Trying to be perfect will make you crazy, in diet as elsewhere in life.

Lighten up a little. Be gentler with yourself.

To quote Jaime again: While you’re in the process of improving and prolonging your life, don’t forget to live it!

Steven Bratman, MD, MPH




23 thoughts on “Healthy Eating vs. Orthorexia

  1. These posts have been very helpful and informative. My 30-year old daughter has this illness….she started out as a vegetarian then a vegan then the raw foods route and now this totally “unhealthy obsession with healthy food.” Combine this with her latest fad of the cross-fit cult and there’s a lot of scary things going on… I want to help her but she doesn’t see there is a problem and of course nothing can change with that kind of thinking…it is so very sad yet I am determined to move mountains to help her.

  2. When you know someone like this how do you help them? and what would you suggest doing if there need for control extends to having their children on highly restrictive diets?
    I don’t think their health is in immediate danger, unless it gets more restrictive but I am concerned of the long term effect, they are being given the message, all day long, that their bodies are sick and need gut healing and that food makes them unwell/is dangerous. There is no deviation from protocol, and no end of the protocol insight, and it restricts their lives socially.

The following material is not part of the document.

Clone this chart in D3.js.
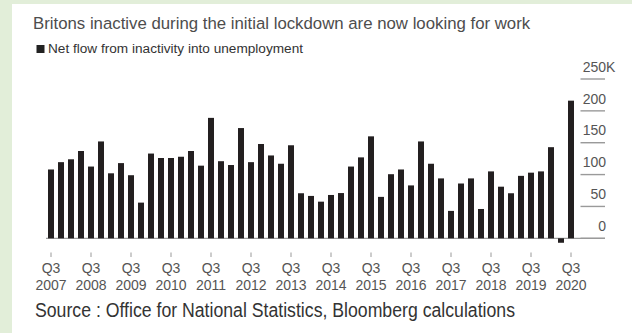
<!DOCTYPE html>
<html>
<head>
<meta charset="utf-8">
<script src="https://cdn.jsdelivr.net/npm/d3@7"></script>
<style>
  html, body { margin: 0; padding: 0; background: #ffffff; }
  svg { display: block; }
</style>
</head>
<body>
<svg id="chart" width="632" height="333"></svg>
<script>
// ---- Data ----
const quarters = [];
(function () {
  // Q3 2007 .. Q3 2020 labels
  const qs = ["Q3", "Q4", "Q1", "Q2"];
  let year = 2007;
  for (let i = 0; i < 53; i++) {
    const q = qs[i % 4];
    if (q === "Q1") year += 1;
    quarters.push(q + " " + year);
  }
})();

const netFlow = [
  108, 119.5, 124, 137, 112.6, 152, 102, 118, 99, 56,
  133, 126, 126, 128, 137, 114, 189, 121, 115, 173,
  119.5, 148, 130, 117, 146, 70.7, 66.5, 57.5, 68, 71,
  112.6, 127, 160, 65, 100.6, 108, 83, 152, 117, 94,
  43, 86, 94, 46, 105, 81, 70.7, 98, 103, 105,
  143, -7, 216
];

const yTicks = [0, 50, 100, 150, 200, 250];
const xTickLabels = ["Q3 2007", "Q3 2008", "Q3 2009", "Q3 2010", "Q3 2011", "Q3 2012", "Q3 2013",
  "Q3 2014", "Q3 2015", "Q3 2016", "Q3 2017", "Q3 2018", "Q3 2019", "Q3 2020"];

const title = "Britons inactive during the initial lockdown are now looking for work";
const legendLabel = "Net flow from inactivity into unemployment";
const source = "Source : Office for National Statistics, Bloomberg calculations";

// ---- Drawing ----
const svg = d3.select("#chart");
const sans = "'Liberation Sans', Arial, Helvetica, sans-serif";

// background frame (light green on left and top)
svg.append("rect").attr("x", 0).attr("y", 0).attr("width", 632).attr("height", 333).attr("fill", "#e2eed9");
svg.append("rect").attr("x", 12).attr("y", 4).attr("width", 620).attr("height", 329).attr("fill", "#ffffff");

const x = d3.scaleBand().domain(quarters).range([46, 576]).paddingInner(0.4).paddingOuter(0.2);
const y = d3.scaleLinear().domain([0, 250]).range([238.3, 79]);

// title + legend
svg.append("text").attr("x", 33).attr("y", 28.5)
  .attr("font-family", sans).attr("font-size", 16.8).attr("fill", "#4d4d4d").text(title);
svg.append("rect").attr("x", 36.5).attr("y", 45).attr("width", 8).attr("height", 8).attr("fill", "#222");
svg.append("text").attr("x", 48).attr("y", 53)
  .attr("font-family", sans).attr("font-size", 12.5).attr("fill", "#333")
  .attr("textLength", 255).attr("lengthAdjust", "spacingAndGlyphs").text(legendLabel);

// gridlines (short segments at right) + baseline
const grid = svg.append("g");
grid.selectAll("line.g").data(yTicks).join("line")
  .attr("x1", 580.5).attr("x2", 605)
  .attr("y1", d => y(d)).attr("y2", d => y(d))
  .attr("stroke", "#9a9a9a").attr("stroke-width", 1.4);
grid.append("line").attr("x1", 46).attr("x2", 605).attr("y1", y(0)).attr("y2", y(0))
  .attr("stroke", "#9a9a9a").attr("stroke-width", 1.2);

// y labels
const yl = svg.append("g").attr("font-family", sans).attr("font-size", 14).attr("fill", "#555");
yl.selectAll("text").data(yTicks).join("text")
  .attr("x", 606).attr("y", d => y(d) - 7.3).attr("text-anchor", "end")
  .text(d => d);
yl.append("text").attr("x", 606).attr("y", y(250) - 7.3).text("K");

// bars
svg.append("g").selectAll("rect").data(netFlow).join("rect")
  .attr("x", (d, i) => x(quarters[i]))
  .attr("width", x.bandwidth())
  .attr("y", d => y(Math.max(0, d)))
  .attr("height", d => Math.abs(y(d) - y(0)))
  .attr("fill", "#231f20");

// x ticks + labels
const xa = svg.append("g");
xa.selectAll("line").data(xTickLabels).join("line")
  .attr("x1", d => x(d) + x.bandwidth() / 2).attr("x2", d => x(d) + x.bandwidth() / 2)
  .attr("y1", 252.5).attr("y2", 257).attr("stroke", "#999").attr("stroke-width", 1);
const xt = xa.selectAll("text").data(xTickLabels).join("text")
  .attr("font-family", sans).attr("font-size", 14).attr("fill", "#555")
  .attr("text-anchor", "middle");
xt.append("tspan").attr("x", d => x(d) + x.bandwidth() / 2).attr("y", 273).text(d => d.split(" ")[0]);
xt.append("tspan").attr("x", d => x(d) + x.bandwidth() / 2).attr("y", 290).text(d => d.split(" ")[1]);

// source (condensed look)
svg.append("text").attr("x", 35).attr("y", 317)
  .attr("font-family", sans)
  .attr("font-size", 20).attr("fill", "#333")
  .attr("textLength", 480).attr("lengthAdjust", "spacingAndGlyphs").text(source);
</script>
</body>
</html>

    1. As with most addictions, it is very difficult to effect change from without; the person has to recognize a problem and begin to seek health. When children are involved it is particularly poignant, but even harder to touch. You could try showing them “Health Food Junkies.”

  3. This has been the most helpful article I’ve read about the difference between eating healthfully vs orthorexia. I’m concerned that my teenage daughter’s healthy eating habits are becoming unhealthy as she continues to reduce the foods she deems healthy to eat. Would a nutritionist be able to help her or do you suggest seeing a psychologist? Thank you!

    1. Thank you for your kind words. I would recommend she see an eating disorders specialist who understands orthorexia. It could either be an RD or a psychologist, though even better it should be both (they are likely to work together.) But they have to understand orthorexia. If you go to someone who does not, they will likely go off in the wrong direction. I will email you separately.

      1. Hi Stephen,
        I’m also concerned about my 17 year old daughters eating habits. She eats fruits, veggies and meats but refuses and other foods. By adopting this life style she has lost 13lbs – and everyone who comes in contact with her think there is something wrong. I’m concerned and have been looking into nutritionists. Any direction you can point me into would be very appreciated! We live in the suburbs of Philadelphia, PA
        Thank you in advance,

  4. Great ! But yeah, Steven, could you please tell me more on what does the orthorexic’s perception on their physical body?

    1. Great question! As you know, people with anorexia have a body image distortion in which they think they are fat, no matter how much weight they have lost. People with orthorexia tend to look on their body as impure, no matter how strictly they are trying to eat foods they conceive of as pure. Just as a person with anorexia always feels a need to lose more weight, a person with orthorexia always feels a need to make their body more pure.

    1. Your story is really well-presented, and I think it will help many people. My honor to include it! Thanks also for your feedback on the article … it was helpful!

    1. Your perspective is particularly important, because a lot of people with orthorexia describe being “primed” for it by their parents’ obsessiveness with food. This was a factor in my own personal orthorexia history. It’s great that you clarify these issues for your readers!

      1. When I was a out patient RD, working with children was always difficult. Either their parents were obese, so that following any recommendations was futile, or the patients had themselves been overweight once, and so were pushing all their anxieties onto their children.
        To this day I have no idea what to tell parents with overweight children, except to move more. I fear for their mental and physical health.